_Source material:_
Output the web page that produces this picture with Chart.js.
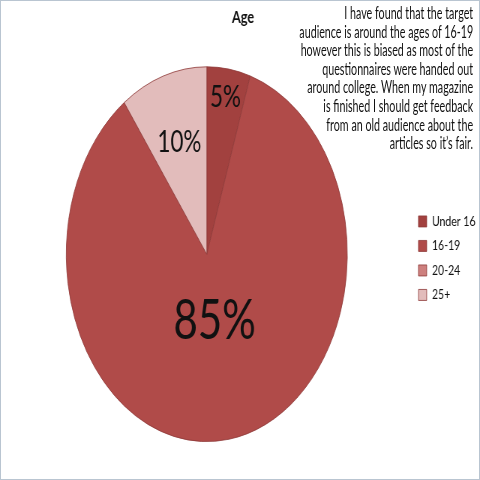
<!DOCTYPE html>
<html lang="en">
<head>
    <meta charset="UTF-8">
    <title>Age</title>
    <style>
        html, body {
            margin: 0;
            padding: 0;
            background: #ffffff;
        }
        .frame {
            position: relative;
            width: 478px;
            height: 478px;
            border: 1px solid #b9c5d1;
            overflow: hidden;
            background: #ffffff;
        }
        /* the original picture is squeezed sideways, so draw wide and squeeze */
        .wide {
            position: absolute;
            left: -1px;
            top: -1px;
            width: 640px;
            height: 480px;
            transform: scaleX(0.75);
            transform-origin: 0 0;
        }
        .note {
            position: absolute;
            right: 9px;
            top: 4px;
            text-align: right;
            white-space: nowrap;
            font-family: Lato, "Open Sans", sans-serif;
            font-size: 17px;
            line-height: 18.6px;
            color: #111111;
            transform: scaleX(0.84);
            transform-origin: right top;
        }
    </style>
</head>
<body>

<div class="frame">
    <div class="wide">
        <canvas id="agePie" width="640" height="480"></canvas>
        <div class="note">I have found that the target<br>audience is around the ages of 16-19<br>however this is biased as most of the<br>questionnaires were handed out<br>around college. When my magazine<br>is finished I should get feedback<br>from an old audience about the<br>articles so it’s fair.</div>
    </div>
</div>

<script src="https://cdn.jsdelivr.net/npm/chart.js"></script>
<script>
    // data
    const ageGroups = ['Under 16', '16-19', '20-24', '25+'];
    const agePercent = [5, 85, 0, 10];
    const sliceColours = ['#a2413f', '#b04b49', '#cd807e', '#e2bcbb'];

    // percent labels drawn on the slices (radius fraction / font size per slice)
    const labelSpots = [0.85, 0.36, 0.5, 0.63];
    const labelSizes = [30, 56, 30, 30];

    const sliceLabels = {
        id: 'sliceLabels',
        afterDatasetsDraw(chart) {
            const ctx = chart.ctx;
            const meta = chart.getDatasetMeta(0);
            meta.data.forEach(function (arc, i) {
                const v = chart.data.datasets[0].data[i];
                if (!v) return;
                const p = arc.getProps(['x', 'y', 'startAngle', 'endAngle', 'outerRadius'], true);
                const mid = (p.startAngle + p.endAngle) / 2;
                const r = p.outerRadius * labelSpots[i];
                ctx.save();
                ctx.font = labelSizes[i] + 'px Lato, "Open Sans", sans-serif';
                ctx.fillStyle = '#111111';
                ctx.textAlign = 'center';
                ctx.textBaseline = 'middle';
                ctx.fillText(v + '%', p.x + Math.cos(mid) * r, p.y + Math.sin(mid) * r);
                ctx.restore();
            });
        }
    };

    const ctx = document.getElementById('agePie').getContext('2d');
    const chart = new Chart(ctx, {
        type: 'pie',
        data: {
            labels: ageGroups,
            datasets: [{
                data: agePercent,
                backgroundColor: sliceColours,
                borderColor: '#8e3a38',
                borderWidth: 0.8
            }]
        },
        options: {
            responsive: false,
            animation: false,
            layout: {
                padding: { left: 4, right: -4, top: 0, bottom: 38 }
            },
            plugins: {
                title: {
                    display: true,
                    text: 'Age',
                    color: '#111111',
                    font: { family: 'Lato', size: 17, weight: 'bold' },
                    padding: { top: 7, bottom: 39 }
                },
                legend: {
                    position: 'right',
                    title: {
                        display: true,
                        text: ' ',
                        font: { size: 12 },
                        padding: 30
                    },
                    labels: {
                        boxWidth: 11,
                        boxHeight: 11,
                        padding: 10.5,
                        color: '#111111',
                        font: { family: 'Lato', size: 14 }
                    }
                },
                tooltip: { enabled: false }
            }
        },
        plugins: [sliceLabels]
    });
</script>

</body>
</html>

_Problem details:_ Restate the material word for word from its first line through the line containing "['#a2413f', '#b04b49', '#cd807e', '#e2bcbb'];", both included; the pictures do not belong in it.

_Solution for this exercise:_
Output the web page that produces this picture with Chart.js.
<!DOCTYPE html>
<html lang="en">
<head>
    <meta charset="UTF-8">
    <title>Age</title>
    <style>
        html, body {
            margin: 0;
            padding: 0;
            background: #ffffff;
        }
        .frame {
            position: relative;
            width: 478px;
            height: 478px;
            border: 1px solid #b9c5d1;
            overflow: hidden;
            background: #ffffff;
        }
        /* the original picture is squeezed sideways, so draw wide and squeeze */
        .wide {
            position: absolute;
            left: -1px;
            top: -1px;
            width: 640px;
            height: 480px;
            transform: scaleX(0.75);
            transform-origin: 0 0;
        }
        .note {
            position: absolute;
            right: 9px;
            top: 4px;
            text-align: right;
            white-space: nowrap;
            font-family: Lato, "Open Sans", sans-serif;
            font-size: 17px;
            line-height: 18.6px;
            color: #111111;
            transform: scaleX(0.84);
            transform-origin: right top;
        }
    </style>
</head>
<body>

<div class="frame">
    <div class="wide">
        <canvas id="agePie" width="640" height="480"></canvas>
        <div class="note">I have found that the target<br>audience is around the ages of 16-19<br>however this is biased as most of the<br>questionnaires were handed out<br>around college. When my magazine<br>is finished I should get feedback<br>from an old audience about the<br>articles so it’s fair.</div>
    </div>
</div>

<script src="https://cdn.jsdelivr.net/npm/chart.js"></script>
<script>
    // data
    const ageGroups = ['Under 16', '16-19', '20-24', '25+'];
    const agePercent = [5, 85, 0, 10];
    const sliceColours = ['#a2413f', '#b04b49', '#cd807e', '#e2bcbb'];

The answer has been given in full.